There is a slightly easier way to compute the Moran’s I statistic,
which is to use a built-in moran.test
function that would
conveniently return the statistic. Steps are as follows:
##
## Moran I test under randomisation
##
## data: chicago_sf$num_grocery
## weights: chicago_nbw
##
## Moran I statistic standard deviate = 4.7576, p-value = 9.796e-07
## alternative hypothesis: greater
## sample estimates:
## Moran I statistic Expectation Variance
## 0.321015134 -0.013157895 0.004933677
The result of both linear regression and moran.test
is
the same at \(I = 0.287\). Although the
strength of the relationship is quite weak, this suggests that there
exists a positive spatial autocorrelation. If there is no degree of
association between \(X_{lag}\) and
\(X\), the slope will be close to flat,
resulting in a Moran’s I value near 0.
With Moran’s I value of 0.287, what is left is to test the significance of this value. Here I used Monte-Carlo test to prove the significance of Moran’s I value I found above. In a Monte-Carlo test, the attribute values (the number of grocery stores in this case) are randomly assigned to community areas in the data set and, for each permutation of the attribute values, a Moran’s I value is computed. The output is a sampling distribution of Moran’s I values under the Null Hypothesis that attribute values are randomly distributed across the city of Chicago. I then compared the observed Moran’s I value to this sampling distribution. Below is the null and alternative hypothesis for this significance testing.
\[H_O: \text{There is NO spatial autocorrelation; Moran's I is close to 0}\]
\[H_A: \text{There EXISTS spatial autocorreation; Moran's I} \neq 0\]
## $I
## [1] -0.001786983
##
## $K
## [1] 6.277104
##
## Monte-Carlo simulation of Moran I
##
## data: chicago_sf$num_grocery
## weights: chicago_nbw
## number of simulations + 1: 500
##
## statistic = 0.32102, observed rank = 500, p-value = 0.002
## alternative hypothesis: greater
The last step is to create a visualization of 499 sampling distribution of simulated Moran’s I values in histogram and see where the observed Moran’s I value of 0.287 lies.
The histogram indicates that the observed value of 0.287 is not a value one would expect to compute if the number of grocery stores values were randomly distributed across each community area of Chicago. Additionally, with a p-value of 0.002, we can reject the null hypothesis and make a conclusion that there is a spatial autocorrelaiton of the number of grocery stores between community areas of Chicago.
To take a step further and investigate the grocery store location’s
potential association with other features, I included the spatial
regression part that briefly touches on the use of SAR (Simultaneous
Autoregressive Model). In order to perform this type of regression, I
used the lagsarlm
function that takes the following
form:
\[Y = \beta_0 + \beta_1X + \rho\sum w_iY_i\]

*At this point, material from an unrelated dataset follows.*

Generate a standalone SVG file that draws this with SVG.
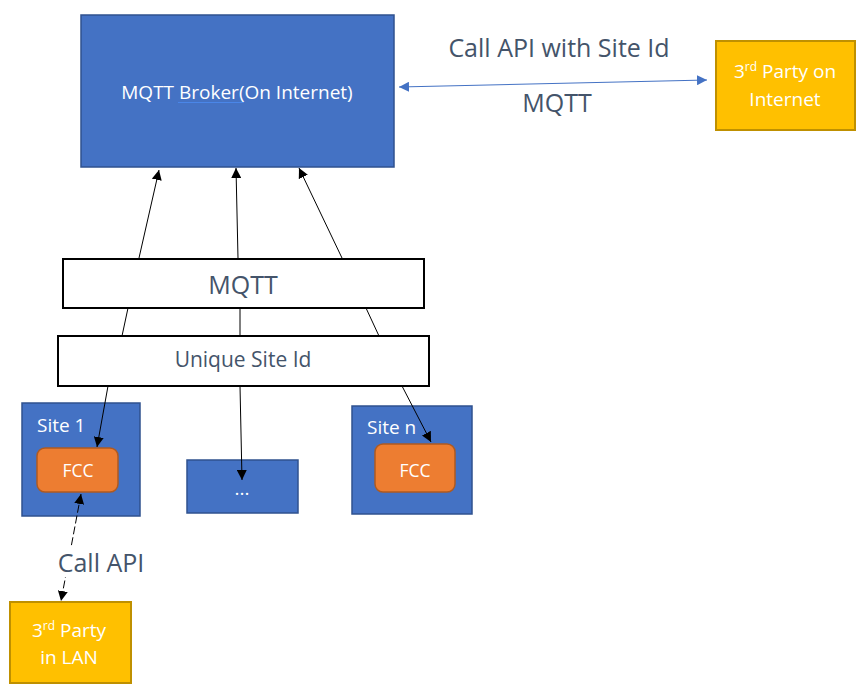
<svg xmlns="http://www.w3.org/2000/svg" width="863" height="687" viewBox="0 0 863 687">
<defs>
<style>
.blue{fill:#4472C4;stroke:#2F528F;stroke-width:1.5}
.gold{fill:#FFC000;stroke:#BF9000;stroke-width:2}
.org{fill:#ED7D31;stroke:#AE5A21;stroke-width:1.5}
.wbox{fill:#FFFFFF;stroke:#000000;stroke-width:2}
.wt{font-family:"Open Sans","Noto Sans",sans-serif;fill:#FFFFFF;font-size:19px}
.dt{font-family:"Open Sans","Noto Sans",sans-serif;fill:#44546A;font-size:25px}
.ln{stroke:#000000;stroke-width:1;fill:none}
</style>
<marker id="ah" viewBox="0 0 10 10" refX="10" refY="5" markerWidth="10" markerHeight="10" markerUnits="userSpaceOnUse" orient="auto-start-reverse">
<path d="M0,0 L10,5 L0,10 z" fill="#000000"/>
</marker>
<marker id="ahb" viewBox="0 0 10 10" refX="10" refY="5" markerWidth="10" markerHeight="10" markerUnits="userSpaceOnUse" orient="auto-start-reverse">
<path d="M0,0 L10,5 L0,10 z" fill="#4472C4"/>
</marker>
</defs>
<rect width="863" height="687" fill="#FFFFFF"/>

<g id="broker">
<rect class="blue" x="81" y="15" width="313" height="152"/>
<text class="wt" x="237" y="99" text-anchor="middle">MQTT Broker(On Internet)</text>
<line x1="178" y1="102.5" x2="244" y2="102.5" stroke="#4A86E8" stroke-width="1"/>
</g>

<g id="third-party-internet">
<rect class="gold" x="716" y="41" width="139" height="89"/>
<text class="wt" x="785" y="78" text-anchor="middle">3<tspan font-size="12" dy="-7">rd</tspan><tspan dy="7"> Party on</tspan></text>
<text class="wt" x="785" y="106" text-anchor="middle">Internet</text>
</g>

<g id="mqtt-box">
<rect class="wbox" x="63" y="259" width="361" height="49"/>
<text class="dt" x="243" y="294" text-anchor="middle">MQTT</text>
</g>

<g id="unique-site-id">
<rect class="wbox" x="58" y="336" width="371" height="50"/>
<text class="dt" x="243" y="367" text-anchor="middle" style="font-size:21px">Unique Site Id</text>
</g>

<g id="site1">
<rect class="blue" x="22" y="403" width="118" height="113"/>
<text class="wt" x="37" y="432">Site 1</text>
</g>
<g id="fcc1">
<rect class="org" x="37" y="448" width="81" height="44" rx="8"/>
<text class="wt" x="78" y="477" text-anchor="middle" style="font-size:17.5px">FCC</text>
</g>

<g id="site-dots">
<rect class="blue" x="187" y="460" width="111" height="53"/>
<text class="wt" x="242" y="495" text-anchor="middle">...</text>
</g>

<g id="siten">
<rect class="blue" x="352" y="406" width="120" height="108"/>
<text class="wt" x="367" y="434">Site n</text>
</g>
<g id="fccn">
<rect class="org" x="375" y="444" width="80" height="48" rx="8"/>
<text class="wt" x="415" y="477" text-anchor="middle" style="font-size:17.5px">FCC</text>
</g>

<g id="third-party-lan">
<rect class="gold" x="10" y="602" width="121" height="81"/>
<text class="wt" x="69" y="637" text-anchor="middle">3<tspan font-size="12" dy="-7">rd</tspan><tspan dy="7"> Party</tspan></text>
<text class="wt" x="69" y="664" text-anchor="middle">in LAN</text>
</g>

<g id="connectors">
<line x1="399" y1="87" x2="707" y2="80" stroke="#4472C4" stroke-width="1.2" marker-start="url(#ahb)" marker-end="url(#ahb)"/>
<text class="dt" x="559" y="57" text-anchor="middle">Call API with Site Id</text>
<text class="dt" x="557" y="112" text-anchor="middle">MQTT</text>

<line class="ln" x1="139" y1="258" x2="159" y2="170" marker-end="url(#ah)"/>
<line class="ln" x1="238" y1="258" x2="236" y2="168" marker-end="url(#ah)"/>
<line class="ln" x1="342" y1="258" x2="299" y2="168" marker-end="url(#ah)"/>

<line class="ln" x1="128" y1="308" x2="122" y2="336"/>
<line class="ln" x1="240" y1="308" x2="240" y2="336"/>
<line class="ln" x1="366" y1="308" x2="379" y2="336"/>

<line class="ln" x1="108" y1="386" x2="97" y2="447" marker-end="url(#ah)"/>
<line class="ln" x1="240" y1="386" x2="242" y2="480" marker-end="url(#ah)"/>
<line class="ln" x1="402" y1="386" x2="431" y2="442" marker-end="url(#ah)"/>

<line class="ln" x1="81" y1="494" x2="61" y2="601" stroke-dasharray="8,3" marker-start="url(#ah)" marker-end="url(#ah)"/>
<rect x="56" y="547" width="92" height="30" fill="#FFFFFF"/>
<text class="dt" x="101" y="572" text-anchor="middle">Call API</text>
</g>
</svg>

where \(\rho\) describes the degree of correlation with neighbors, \(w_i\) is the weight on neighbor \(i\), and \(\beta_i\) is the regression coefficients for the variables of interests just like the linear regression. If \(\rho\) value is close to 1, it indicates a high spatial autocorrelation between the variables of interests and it should be accounted for in the analysis. However, on the other hand, if \(\rho\) value is close to 0, it indicates that there is little to no spatial autocorrelation between the variables of interests, in which case the results of the ordinary least square (linear) regression can be trusted and used for the analysis.
I only picked White and African American to be included in this analysis to prevent this analysis to be exceedingly long and primarily due to the fact that these two races show very clear contrasts in terms of community areas in which each group lives in. One of the observations that is very evident from Figure 8 and Figure 10 is that white people tend to live in the north side of Chicago, consisting of more than 40% of the total population of those community areas in north. On the other hand, African American people tend to be clustered in the south side of the city, consisting of more than 60% to 80% of the entire population of those community areas in south. This might suggests a moderate to strong spatial correlation in the race of residents in each community area, where the residents of the same race tend to live closer to each other just like the figures describe above. Looking at the scatter plot in Figure 9 and 11, it is possible to observe slightly positive linear association between the number of grocery stores and the percentage of white residents and slightly negative linear association between the number of grocery stores and the percentage of African-american residents in each community area. However, no conclusions can be made before the significance testing.
Figure 14 displays the average per capita income for each community area. It seems as though the average per capita income is slightly higher, in general, in the community areas in the north side of Chicago than those in the south side of Chicago. But there are a few areas in the northeast side of the city where the average per capita income is much higher than the rest of the city, and those neighborhoods are clusterd together. Figure 15 describes the poverty rate (people who earn less than $25,000 annually) of each community area. It is quite evident that there are significantly less grocery stores in the same areas that show high rates of poverty, and the majority of residents in these community areas are African Americans. Looking at the scatter plot in Figure 13 and 15, it is possible to observe the positive linear association between the number of grocery stores and the Per Capita Income and the negative linear association between the number of grocery stores and the poverty rate of each community area. However, again, no conclusions can be made before the significance testing.